A tragedy is unfolding in our community. One young, promising life has ended; another young man seriously wounded and other individuals traumatized by fear and bloodshed.
The effect of this violent incident goes beyond the members of the two families directly involved. All involved have friends and people who love and care for them.
There has been an understandable outpouring of emotion in the Tweets, blogs and other postings concerning this tragedy. We are a community and, as such, it is natural to come together in efforts to comfort one another. Do not make this tragedy worse than it already is by dividing into racial or cultural camps.
It is not our place to investigate, speculate, conclude or judge any of the participants.

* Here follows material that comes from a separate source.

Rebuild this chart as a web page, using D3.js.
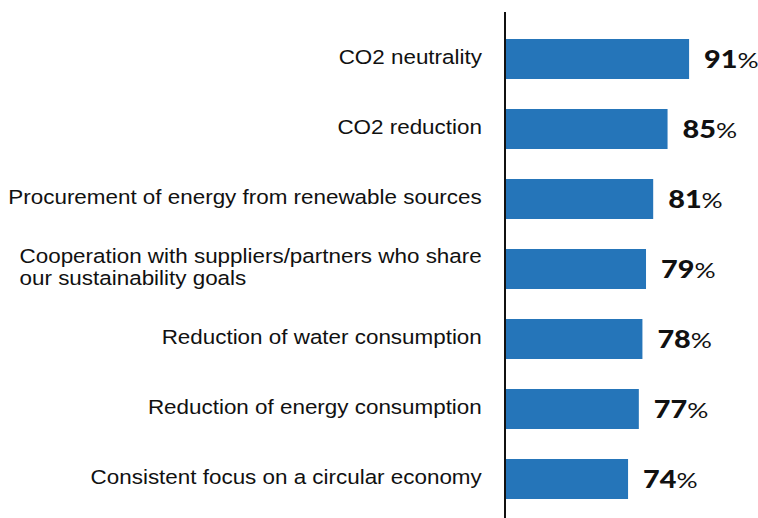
<!DOCTYPE html>
<html><head><meta charset="utf-8">
<script src="https://cdn.jsdelivr.net/npm/d3@7"></script>
<style>body{margin:0;background:#fff}svg{display:block}</style>
</head><body>
<script>
const categories = [
  ["CO2 neutrality"],
  ["CO2 reduction"],
  ["Procurement of energy from renewable sources"],
  ["Cooperation with suppliers/partners who share", "our sustainability goals"],
  ["Reduction of water consumption"],
  ["Reduction of energy consumption"],
  ["Consistent focus on a circular economy"]
];
const values = [91, 85, 81, 79, 78, 77, 74];
const valueSuffix = "%";

const W = 758, H = 518;
const svg = d3.select("body").append("svg").attr("width", W).attr("height", H);

const keys = categories.map(c => c.join(" "));
const data = keys.map((k, i) => ({key: k, lines: categories[i], value: values[i]}));

const x = d3.scaleLinear().domain([40, 100]).range([506, 721.4]);
const y = d3.scaleBand().domain(keys).range([24, 514]).paddingInner(0.4286).paddingOuter(0.2143);

svg.selectAll("rect.bar").data(data).join("rect")
  .attr("class", "bar")
  .attr("x", x(40))
  .attr("y", d => y(d.key))
  .attr("width", d => x(d.value) - x(40))
  .attr("height", y.bandwidth())
  .attr("fill", "#2575b9");

// axis line
svg.append("line").attr("x1", 505).attr("x2", 505).attr("y1", 12).attr("y2", H)
  .attr("stroke", "#111").attr("stroke-width", 2);

// category labels
const font = "'Liberation Sans', Arial, sans-serif";
data.forEach(d => {
  const cy = y(d.key) + y.bandwidth() / 2;
  const n = d.lines.length;
  const g = svg.append("g").attr("class", "lab");
  const texts = d.lines.map((t, j) => g.append("text")
      .attr("y", n === 1 ? 5 : (j === 0 ? -6 : 16))
      .attr("font-family", font)
      .attr("font-size", 19.5)
      .attr("fill", "#111")
      .text(t));
  const maxW = d3.max(texts, t => t.node().getComputedTextLength()) * 1.15;
  g.attr("transform", `translate(${482 - maxW},${cy}) scale(1.15,1)`);
});

// value labels
const vl = svg.selectAll("g.val").data(data).join("g")
  .attr("class", "val")
  .attr("transform", d => `translate(${x(d.value) + 15},${y(d.key) + y.bandwidth() / 2 + 9}) scale(1.2,1)`);
const vt = vl.append("text")
  .attr("font-family", "Lato, 'Open Sans', sans-serif")
  .attr("fill", "#111");
vt.append("tspan").attr("font-weight", 900).attr("font-size", 24).text(d => d.value);
vt.append("tspan").attr("font-weight", 400).attr("font-size", 22).text(valueSuffix);
</script>
</body></html>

We have a professional police department, prosecutor’s office, public defenders and court system to do that. We demonstrate our confidence in them and the system by letting them do their jobs.
Our job as a community is to comfort and lift one another to a higher and nobler life. If our neighbor is ill or suffers a family emergency, don’t we offer to mow the lawn or take dinner over? We live in a community because for the vast majority of us, the quality of life is better together than alone.

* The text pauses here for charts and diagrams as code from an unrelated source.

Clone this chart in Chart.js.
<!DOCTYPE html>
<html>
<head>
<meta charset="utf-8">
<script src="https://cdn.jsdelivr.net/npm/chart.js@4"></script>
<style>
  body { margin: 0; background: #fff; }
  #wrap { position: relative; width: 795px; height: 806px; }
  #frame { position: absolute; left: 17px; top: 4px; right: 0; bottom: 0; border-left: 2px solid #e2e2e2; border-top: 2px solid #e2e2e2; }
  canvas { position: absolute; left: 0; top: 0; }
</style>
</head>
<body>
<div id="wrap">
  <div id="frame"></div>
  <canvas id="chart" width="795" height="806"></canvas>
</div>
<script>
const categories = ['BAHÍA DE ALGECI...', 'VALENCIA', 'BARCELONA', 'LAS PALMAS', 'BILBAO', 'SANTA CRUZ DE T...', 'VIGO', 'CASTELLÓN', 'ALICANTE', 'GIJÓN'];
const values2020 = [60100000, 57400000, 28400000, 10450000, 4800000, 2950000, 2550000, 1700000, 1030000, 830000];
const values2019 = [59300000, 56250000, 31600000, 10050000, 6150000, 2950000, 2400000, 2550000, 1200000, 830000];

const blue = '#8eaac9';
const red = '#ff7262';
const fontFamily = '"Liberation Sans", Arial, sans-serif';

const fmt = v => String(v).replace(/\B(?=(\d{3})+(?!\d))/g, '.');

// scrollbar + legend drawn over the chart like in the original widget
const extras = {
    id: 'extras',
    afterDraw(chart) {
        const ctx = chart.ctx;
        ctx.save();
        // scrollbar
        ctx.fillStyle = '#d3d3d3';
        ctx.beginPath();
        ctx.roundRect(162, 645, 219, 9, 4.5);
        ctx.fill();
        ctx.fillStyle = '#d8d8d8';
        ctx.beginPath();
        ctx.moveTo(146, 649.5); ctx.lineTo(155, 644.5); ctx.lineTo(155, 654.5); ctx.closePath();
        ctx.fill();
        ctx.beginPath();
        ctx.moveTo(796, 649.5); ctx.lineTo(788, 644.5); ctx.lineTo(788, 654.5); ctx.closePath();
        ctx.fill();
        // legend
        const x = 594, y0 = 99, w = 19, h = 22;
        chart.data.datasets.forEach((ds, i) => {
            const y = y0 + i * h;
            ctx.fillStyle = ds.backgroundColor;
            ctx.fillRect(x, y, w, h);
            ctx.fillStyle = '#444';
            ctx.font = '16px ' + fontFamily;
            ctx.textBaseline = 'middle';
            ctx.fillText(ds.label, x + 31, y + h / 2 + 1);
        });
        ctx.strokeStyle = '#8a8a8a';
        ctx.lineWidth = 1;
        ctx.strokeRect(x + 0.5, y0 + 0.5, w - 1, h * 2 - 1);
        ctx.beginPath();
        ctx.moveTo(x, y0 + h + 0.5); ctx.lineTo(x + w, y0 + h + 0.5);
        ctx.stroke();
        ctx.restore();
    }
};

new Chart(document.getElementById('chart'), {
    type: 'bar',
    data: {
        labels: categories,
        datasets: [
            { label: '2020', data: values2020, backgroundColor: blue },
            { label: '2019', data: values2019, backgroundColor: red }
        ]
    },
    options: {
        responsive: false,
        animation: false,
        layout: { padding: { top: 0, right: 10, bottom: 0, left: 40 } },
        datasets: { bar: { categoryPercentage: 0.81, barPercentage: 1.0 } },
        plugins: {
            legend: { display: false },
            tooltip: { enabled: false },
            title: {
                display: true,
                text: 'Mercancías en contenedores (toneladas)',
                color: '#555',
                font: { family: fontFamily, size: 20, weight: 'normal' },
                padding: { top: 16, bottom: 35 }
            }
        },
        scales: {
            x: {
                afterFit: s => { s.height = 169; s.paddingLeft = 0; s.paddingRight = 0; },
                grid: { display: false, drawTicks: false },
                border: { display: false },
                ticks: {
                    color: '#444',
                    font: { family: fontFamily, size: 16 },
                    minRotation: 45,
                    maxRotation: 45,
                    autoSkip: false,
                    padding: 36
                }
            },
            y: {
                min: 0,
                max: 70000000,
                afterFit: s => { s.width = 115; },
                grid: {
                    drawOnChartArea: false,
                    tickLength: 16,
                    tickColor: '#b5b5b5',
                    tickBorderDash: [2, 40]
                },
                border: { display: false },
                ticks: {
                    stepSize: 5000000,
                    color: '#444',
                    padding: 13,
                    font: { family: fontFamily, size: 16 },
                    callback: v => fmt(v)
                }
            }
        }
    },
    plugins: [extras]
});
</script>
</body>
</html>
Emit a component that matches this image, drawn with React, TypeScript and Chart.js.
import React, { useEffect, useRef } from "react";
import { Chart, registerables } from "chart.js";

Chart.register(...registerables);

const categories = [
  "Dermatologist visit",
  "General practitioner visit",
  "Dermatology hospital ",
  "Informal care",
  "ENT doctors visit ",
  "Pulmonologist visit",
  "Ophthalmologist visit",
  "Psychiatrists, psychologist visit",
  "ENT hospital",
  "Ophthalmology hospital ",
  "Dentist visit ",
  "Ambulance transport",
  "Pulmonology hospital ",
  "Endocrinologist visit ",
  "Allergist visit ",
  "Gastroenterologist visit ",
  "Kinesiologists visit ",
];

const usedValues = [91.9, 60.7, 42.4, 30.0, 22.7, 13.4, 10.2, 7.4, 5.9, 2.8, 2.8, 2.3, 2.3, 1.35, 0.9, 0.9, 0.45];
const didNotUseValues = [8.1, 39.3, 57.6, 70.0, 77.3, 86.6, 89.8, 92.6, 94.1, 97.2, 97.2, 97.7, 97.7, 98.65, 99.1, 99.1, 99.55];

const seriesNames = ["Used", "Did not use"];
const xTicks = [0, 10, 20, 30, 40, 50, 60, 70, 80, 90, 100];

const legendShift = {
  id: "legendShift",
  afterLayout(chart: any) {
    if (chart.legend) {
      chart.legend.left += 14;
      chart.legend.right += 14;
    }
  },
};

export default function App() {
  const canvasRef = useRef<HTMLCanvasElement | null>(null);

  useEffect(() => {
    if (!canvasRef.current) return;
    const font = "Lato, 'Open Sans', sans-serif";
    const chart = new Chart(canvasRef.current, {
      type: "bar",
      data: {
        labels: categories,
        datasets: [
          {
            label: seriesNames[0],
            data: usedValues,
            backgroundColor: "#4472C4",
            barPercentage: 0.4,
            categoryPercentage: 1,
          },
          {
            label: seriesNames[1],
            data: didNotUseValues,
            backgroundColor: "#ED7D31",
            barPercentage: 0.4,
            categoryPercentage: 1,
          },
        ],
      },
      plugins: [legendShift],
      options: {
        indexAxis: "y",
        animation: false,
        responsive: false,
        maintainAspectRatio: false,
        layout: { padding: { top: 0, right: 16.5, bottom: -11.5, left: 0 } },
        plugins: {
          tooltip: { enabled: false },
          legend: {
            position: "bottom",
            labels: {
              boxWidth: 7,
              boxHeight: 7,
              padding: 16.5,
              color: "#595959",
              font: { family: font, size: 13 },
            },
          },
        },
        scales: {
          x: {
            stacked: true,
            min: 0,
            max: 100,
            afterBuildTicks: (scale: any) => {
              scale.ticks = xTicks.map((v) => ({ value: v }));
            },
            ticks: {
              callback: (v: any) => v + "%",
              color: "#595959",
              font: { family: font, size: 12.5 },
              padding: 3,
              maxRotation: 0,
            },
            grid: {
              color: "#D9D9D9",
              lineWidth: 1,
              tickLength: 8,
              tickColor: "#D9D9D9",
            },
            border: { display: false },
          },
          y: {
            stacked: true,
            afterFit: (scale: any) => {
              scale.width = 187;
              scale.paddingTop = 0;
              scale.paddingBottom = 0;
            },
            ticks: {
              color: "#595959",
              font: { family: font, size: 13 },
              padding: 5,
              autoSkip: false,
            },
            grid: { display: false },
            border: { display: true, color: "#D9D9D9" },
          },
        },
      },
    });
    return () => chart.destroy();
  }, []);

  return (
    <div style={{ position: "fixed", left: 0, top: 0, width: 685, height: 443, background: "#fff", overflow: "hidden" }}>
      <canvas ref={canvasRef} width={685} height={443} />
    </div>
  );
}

The danger comes when we give in to our baser instincts and let fear and intolerance direct our actions. I can tell you that by every standard of measurement, any two human beings on this planet have more similarities than differences. Be that measure genetics or the human desire for life, liberty and the pursuit of happiness, we have few real differences. Yet, we humans are skilled at dividing ourselves into categories.
Under stress, it is all too easy to magnify our miniscule differences into us versus them. Fear those who are different. Exclude, shun and shut out that which we fear. Fortunately, we have a brain, and this type of fear can be overcome through education, understanding and love. This process promotes tolerance.
The words of the Rev. Martin Luther King Jr. are appropriate and need to be applied in our community at this time:
“Violence in immoral because it thrives on hatred rather than love. Violence is impractical because it is a descending spiral ending in destruction for all. It is immoral because it seeks to humiliate the opponent rather than win his understanding; it seeks to annihilate rather than convert. Violence ends up defeating itself. It creates bitterness in the survivors and brutality in the destroyers.”
My prayer is that this tragic, violent incident does not become the starting point of a heartbreaking feud in the middle of our community. Rather, let it serve as a starting point for tolerance, understanding, forgiveness and love. Do you have the courage?